Addressing Trump v. United States- Hypocrisy, Precarity, Hyperbole
Addressing Trump v. United States- Hypocrisy, Precarity, Hyperbole
Julius Olavarria | August 1, 2024
politico.com
One of the most significant Supreme Court decisions was released just a month ago, Trump v. United States, with legal experts worldwide still digesting its long-term implications. From reading the opinions given on partisan lines, this case raises questions that are still unanswered, partly because of the magnitude of the case’s conclusion and partly because of the hypotheticals raised by the dissent. For context, the Supreme Court gave former President Trump “absolute immunity” when exercising core constitutional powers, “presumptive immunity” when exercising “official acts,” and no immunity when exercising private, unofficial acts. Without getting technical, a majority of the charges against Trump were remanded back to the U.S. Court of Appeals for the District of Columbia, where the verdict will be handed down after the election.
This whole case is a mess. What we can say, though, is that it is painfully hypocritical. Chief Justice John Roberts, in issuing the opinion that overturned Roe v. Wade (Dobbs v. Jackson), argued that the Constitution says nothing about abortion. Grounded in the 14th Amendment, many legal scholars agree that while valiant, Roe was a rushed and poorly written decision. Leaving lots of legal loopholes and constitutional missteps, the majority attacked the opinion but summarized by saying that the Constitution’s 14th Amendment, or the Constitution in general, does not directly mention the protection of abortion rights. Similarly, Trump v. United States is hypocritical in this same way.
Chief Justice John Roberts said it himself: the Constitution doesn’t explicitly mention separation of powers, for example, but it is a legal doctrine integral to our democracy.

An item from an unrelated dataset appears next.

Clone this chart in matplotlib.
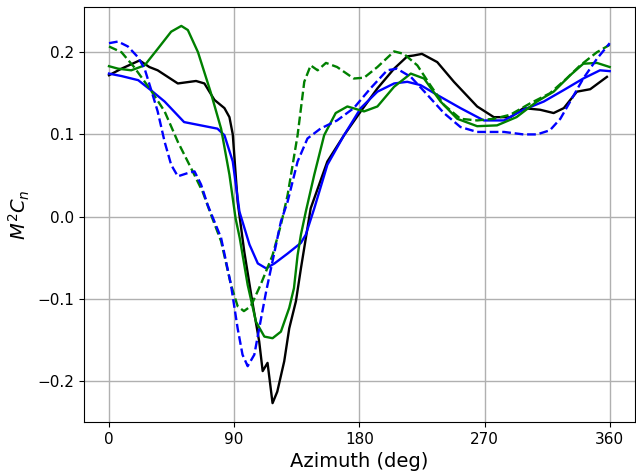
import matplotlib
matplotlib.use('Agg')
import matplotlib.pyplot as plt

####################################################################################################

# black solid
az_black = [0, 9, 22, 29, 35, 49.5, 62.6, 68.6, 75.8, 83, 86.6, 89, 92.5, 97.3, 103, 108, 110.5,
            114, 117.6, 121, 126, 129.6, 134.4, 138, 140.4, 145, 157, 169, 181, 193, 205, 214.5,
            219, 225, 236, 248, 264.7, 276.7, 288.6, 298, 310, 319.7, 327, 336.4, 346, 358]
cn_black = [0.172, 0.180, 0.190, 0.182, 0.178, 0.162, 0.165, 0.162, 0.142, 0.132, 0.121, 0.100,
            0.018, -0.043, -0.103, -0.152, -0.188, -0.178, -0.227, -0.213, -0.176, -0.136, -0.103,
            -0.063, -0.038, 0.010, 0.067, 0.099, 0.128, 0.156, 0.180, 0.195, 0.196, 0.198, 0.188,
            0.164, 0.134, 0.121, 0.121, 0.132, 0.130, 0.126, 0.132, 0.152, 0.155, 0.170]

# blue solid
az_blue = [0, 9, 21, 30, 40, 54, 66, 78, 83, 89, 93.8, 101, 107, 113, 119, 128.4, 138, 141.5,
           147.6, 157, 169, 181, 193, 205, 214.5, 224, 236, 252.7, 269.5, 284, 298, 312.6, 327,
           341, 353, 360]
cn_blue = [0.174, 0.171, 0.166, 0.154, 0.140, 0.115, 0.111, 0.107, 0.099, 0.067, 0.006, -0.034,
           -0.057, -0.063, -0.057, -0.045, -0.032, -0.022, 0.010, 0.063, 0.099, 0.132, 0.152,
           0.162, 0.164, 0.160, 0.148, 0.132, 0.117, 0.117, 0.130, 0.140, 0.154, 0.168, 0.178,
           0.177]

# green solid
az_green = [0, 6.5, 16, 25.6, 35, 44.7, 52, 56.7, 64, 73, 80.6, 86.6, 91, 94, 99.7, 105.7, 111.7,
            117.6, 123.6, 129.6, 133, 135.6, 138, 141.5, 147.6, 154.7, 163, 171.4, 183.4, 193,
            205, 217, 226.5, 238.4, 250.4, 264.7, 279, 293, 307.7, 319.7, 331.6, 341, 350.8, 360]
cn_green = [0.183, 0.180, 0.178, 0.184, 0.204, 0.225, 0.232, 0.227, 0.200, 0.152, 0.107, 0.051,
            -0.002, -0.026, -0.083, -0.128, -0.146, -0.148, -0.140, -0.111, -0.087, -0.047,
            -0.022, 0.006, 0.051, 0.099, 0.126, 0.134, 0.128, 0.134, 0.158, 0.174, 0.168, 0.140,
            0.119, 0.110, 0.111, 0.121, 0.140, 0.152, 0.172, 0.186, 0.187, 0.182]

# green dashed
az_green_d = [0, 9, 18, 30, 40, 49.5, 59, 67.4, 73.4, 80.6, 87.7, 92.5, 97, 102, 109, 117.6,
              123.6, 128.4, 135.6, 140.4, 145, 150, 156, 164, 176, 183.4, 193, 205, 212, 221.7,
              231, 240.8, 252.7, 264.7, 276.7, 288.6, 303, 317, 329, 338.8, 350.8, 360]
cn_green_d = [0.207, 0.200, 0.182, 0.154, 0.128, 0.091, 0.059, 0.030, 0.002, -0.030, -0.083,
              -0.109, -0.115, -0.109, -0.083, -0.047, -0.010, 0.026, 0.099, 0.164, 0.184, 0.178,
              0.187, 0.182, 0.168, 0.169, 0.182, 0.201, 0.198, 0.184, 0.160, 0.136, 0.119, 0.117,
              0.119, 0.124, 0.138, 0.150, 0.168, 0.184, 0.200, 0.209]

# blue dashed
az_blue_d = [0, 6.5, 13.6, 20.8, 25.6, 30, 35, 40, 44.7, 49.5, 56.7, 61.5, 66.2, 71, 75.8, 80.6,
             87.7, 92.5, 96, 99.7, 104.5, 108, 113, 119, 123.6, 128.4, 135.6, 142.7, 152, 164,
             176, 188, 200, 207, 217, 229, 240.8, 252.7, 264.7, 284, 298, 307.7, 317, 324.5,
             331.6, 341, 350.8, 360]
cn_blue_d = [0.211, 0.213, 0.207, 0.194, 0.180, 0.156, 0.128, 0.091, 0.063, 0.049, 0.053, 0.055,
             0.039, 0.014, -0.006, -0.026, -0.083, -0.136, -0.168, -0.182, -0.168, -0.136, -0.091,
             -0.043, -0.006, 0.018, 0.067, 0.095, 0.107, 0.117, 0.132, 0.156, 0.178, 0.180, 0.170,
             0.148, 0.126, 0.109, 0.103, 0.103, 0.100, 0.100, 0.105, 0.119, 0.140, 0.168, 0.192,
             0.211]

xticks = [0, 90, 180, 270, 360]

####################################################################################################

fig, ax = plt.subplots(figsize=(6.36, 4.71), dpi=100)

ax.plot(az_black, cn_black, color='black', lw=1.7)
ax.plot(az_blue, cn_blue, color='blue', lw=1.7)
ax.plot(az_green, cn_green, color='green', lw=1.7)
ax.plot(az_green_d, cn_green_d, color='green', lw=1.7, ls='--')
ax.plot(az_blue_d, cn_blue_d, color='blue', lw=1.7, ls='--')

ax.set_xticks(xticks)
ax.set_xlabel('Azimuth (deg)', fontsize=14)
ax.set_ylabel('$M^2C_n$', fontsize=14)
ax.tick_params(labelsize=11)
ax.grid(color='#b0b0b0', lw=1)
ax.set_axisbelow(True)

fig.subplots_adjust(left=0.132, right=0.998, top=0.985, bottom=0.104)
fig.savefig('out.png', dpi=100)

For this reason, he argues, a president’s immunity provides for a separation, thus guaranteed by the Constitution.
If we applied the same logic that was used by the majority in Dobbs, then, the Constitution doesn’t explicitly mention presidential immunity in the same way the Constitution doesn’t explicitly mention abortion. Ruling in this way doesn’t make sense- the court’s job is to apply the Constitution past the limits of the 4000 words. Separation of powers, presidential immunity, and Roe’s decision all exist because the Constitution is expanded past its text. So, if the Constitution doesn’t mention anything about abortion, it shouldn’t exist. If the Constitution doesn’t mention anything about the separation of powers, it shouldn’t exist. So now, If the Constitution doesn’t mention anything about presidential immunity, it shouldn’t exist. The Constitution doesn’t say anything about presidential immunity for “official acts,” but it was nevertheless created by the courts. An obvious and striking hypocrisy arises in this way.
Secondly, it’s precarious. For many reasons, we see legal scholars attacking the majority opinion. Charlie Savage summarized his concern in the New York Times, stating that “rather than a presidency at least theoretically checked by law, the country would be ruled by presidents who could openly commit official crimes with impunity, so long as enough allied lawmakers remained sufficiently loyal to block any impeachment.”

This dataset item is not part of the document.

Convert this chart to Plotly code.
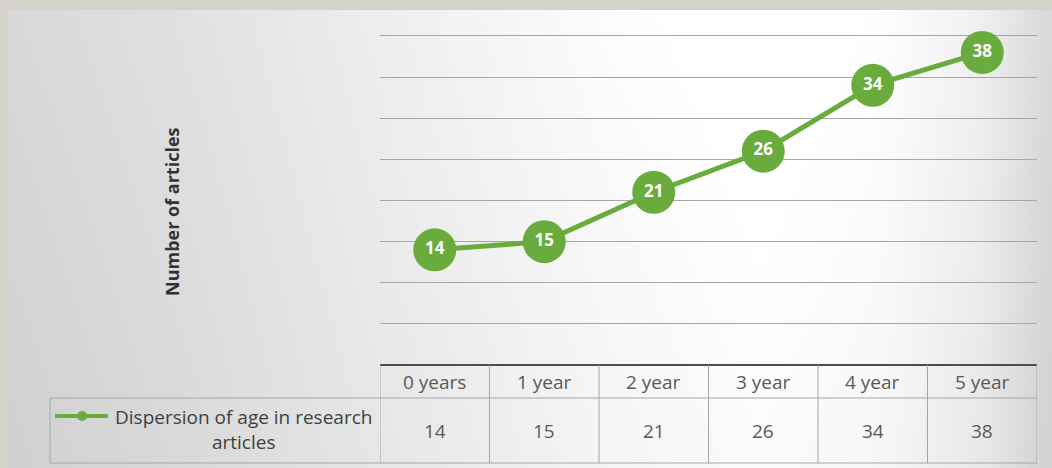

This formidable hypothetical poses a great threat to democracy. We see a huge power grab from the courts: now, on a case-by-case basis, we can see all presidential suits either indiscriminately thrown out (on grounds of immunity) or shifted in the favor of an acting president. The courts could come up with an absurd way to justify an act as “official,” thus deserving absolute immunity.

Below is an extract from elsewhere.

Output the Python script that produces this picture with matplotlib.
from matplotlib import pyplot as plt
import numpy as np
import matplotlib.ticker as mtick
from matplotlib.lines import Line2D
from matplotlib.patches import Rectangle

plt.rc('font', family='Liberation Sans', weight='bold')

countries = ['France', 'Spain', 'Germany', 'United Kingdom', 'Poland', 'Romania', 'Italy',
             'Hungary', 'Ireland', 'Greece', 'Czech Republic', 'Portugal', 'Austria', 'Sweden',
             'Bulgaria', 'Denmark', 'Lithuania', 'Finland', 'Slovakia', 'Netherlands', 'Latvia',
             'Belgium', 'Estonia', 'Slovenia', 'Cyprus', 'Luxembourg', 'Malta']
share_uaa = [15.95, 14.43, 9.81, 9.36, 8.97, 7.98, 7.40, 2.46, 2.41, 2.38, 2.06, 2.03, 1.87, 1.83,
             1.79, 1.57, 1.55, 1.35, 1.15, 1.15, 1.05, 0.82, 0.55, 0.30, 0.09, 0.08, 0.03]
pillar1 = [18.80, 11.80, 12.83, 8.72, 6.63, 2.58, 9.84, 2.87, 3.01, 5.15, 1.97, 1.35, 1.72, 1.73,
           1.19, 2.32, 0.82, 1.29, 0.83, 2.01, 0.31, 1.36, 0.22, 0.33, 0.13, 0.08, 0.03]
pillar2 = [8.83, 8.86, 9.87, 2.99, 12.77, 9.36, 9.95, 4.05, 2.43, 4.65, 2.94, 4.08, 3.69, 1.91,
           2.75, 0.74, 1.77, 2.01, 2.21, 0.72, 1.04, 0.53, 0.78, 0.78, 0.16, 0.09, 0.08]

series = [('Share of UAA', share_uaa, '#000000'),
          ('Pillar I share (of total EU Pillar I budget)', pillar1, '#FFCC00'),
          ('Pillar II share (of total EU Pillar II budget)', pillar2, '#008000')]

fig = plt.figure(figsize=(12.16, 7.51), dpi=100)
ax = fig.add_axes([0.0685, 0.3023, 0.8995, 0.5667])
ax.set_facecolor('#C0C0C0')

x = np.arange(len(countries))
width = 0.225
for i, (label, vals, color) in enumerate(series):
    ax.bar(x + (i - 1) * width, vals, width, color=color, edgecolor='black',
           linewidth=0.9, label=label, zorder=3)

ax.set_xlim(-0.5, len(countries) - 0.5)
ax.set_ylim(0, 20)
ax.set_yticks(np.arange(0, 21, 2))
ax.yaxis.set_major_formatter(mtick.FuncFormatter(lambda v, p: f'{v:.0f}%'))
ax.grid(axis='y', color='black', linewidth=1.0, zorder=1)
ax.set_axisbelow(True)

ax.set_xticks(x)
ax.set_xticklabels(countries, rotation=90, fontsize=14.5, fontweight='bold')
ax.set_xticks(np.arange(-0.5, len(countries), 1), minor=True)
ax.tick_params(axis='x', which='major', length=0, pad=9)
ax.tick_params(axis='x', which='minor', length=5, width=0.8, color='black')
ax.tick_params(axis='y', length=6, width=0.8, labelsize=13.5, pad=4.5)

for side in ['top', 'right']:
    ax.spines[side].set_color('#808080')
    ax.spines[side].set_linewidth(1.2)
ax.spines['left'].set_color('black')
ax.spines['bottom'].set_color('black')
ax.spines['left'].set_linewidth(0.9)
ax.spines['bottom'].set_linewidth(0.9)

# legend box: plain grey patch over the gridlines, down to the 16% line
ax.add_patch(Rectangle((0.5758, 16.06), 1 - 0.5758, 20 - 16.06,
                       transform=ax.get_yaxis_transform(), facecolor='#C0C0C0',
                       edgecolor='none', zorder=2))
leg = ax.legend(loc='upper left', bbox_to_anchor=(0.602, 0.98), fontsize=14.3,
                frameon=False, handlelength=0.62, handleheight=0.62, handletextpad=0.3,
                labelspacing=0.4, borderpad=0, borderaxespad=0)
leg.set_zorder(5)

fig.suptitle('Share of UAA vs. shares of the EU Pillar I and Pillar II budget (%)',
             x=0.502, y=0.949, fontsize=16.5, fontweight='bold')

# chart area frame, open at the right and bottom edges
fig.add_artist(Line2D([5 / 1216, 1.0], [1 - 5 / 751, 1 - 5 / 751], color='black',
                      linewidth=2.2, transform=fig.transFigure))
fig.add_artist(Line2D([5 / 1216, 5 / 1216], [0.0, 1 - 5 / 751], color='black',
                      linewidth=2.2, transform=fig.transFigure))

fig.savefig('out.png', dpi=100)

Finally, the hyperbole: the exaggeration that comes when raising these hypothetical scenarios. Justice Sotomayor’s dissenting opinion was full of these forebodes, she started her dissent with “[The president] orders the Navy’s Seal Team 6 to assassinate a political rival? Immune. Organizes a military coup to hold onto power? Immune.” She then goes on to say “In every use of official power, the President is now a king above the law,” painting a grim picture of the future of our country.
People misread this hyperbolic hypothetical. They subconsciously take it literally, that it could happen in days. What Sotomayor warns us about is that in a unified grab for power, this case sets the groundwork. Trump, working with corrupt Supreme Court justices, working with half of the country that supports his cause, and working with election fraudsters in swing states, could pose a substantial threat to democracy.
This process is gradual, not immediate. He would work up to a dictatorship, and cases like these are its inauguration. If there were to ever be a coup instigated by Trump, the majority’s opinion might be the legal keys to the castle.
In this case, it seems that the majority chose Trump over the United States, not just literally. A hypocritical, precarious, and alarming ruling, this case is one of the court’s biggest mistakes. This could evolve into the court’s downfall or an overturned decision, the coming months will paint the picture.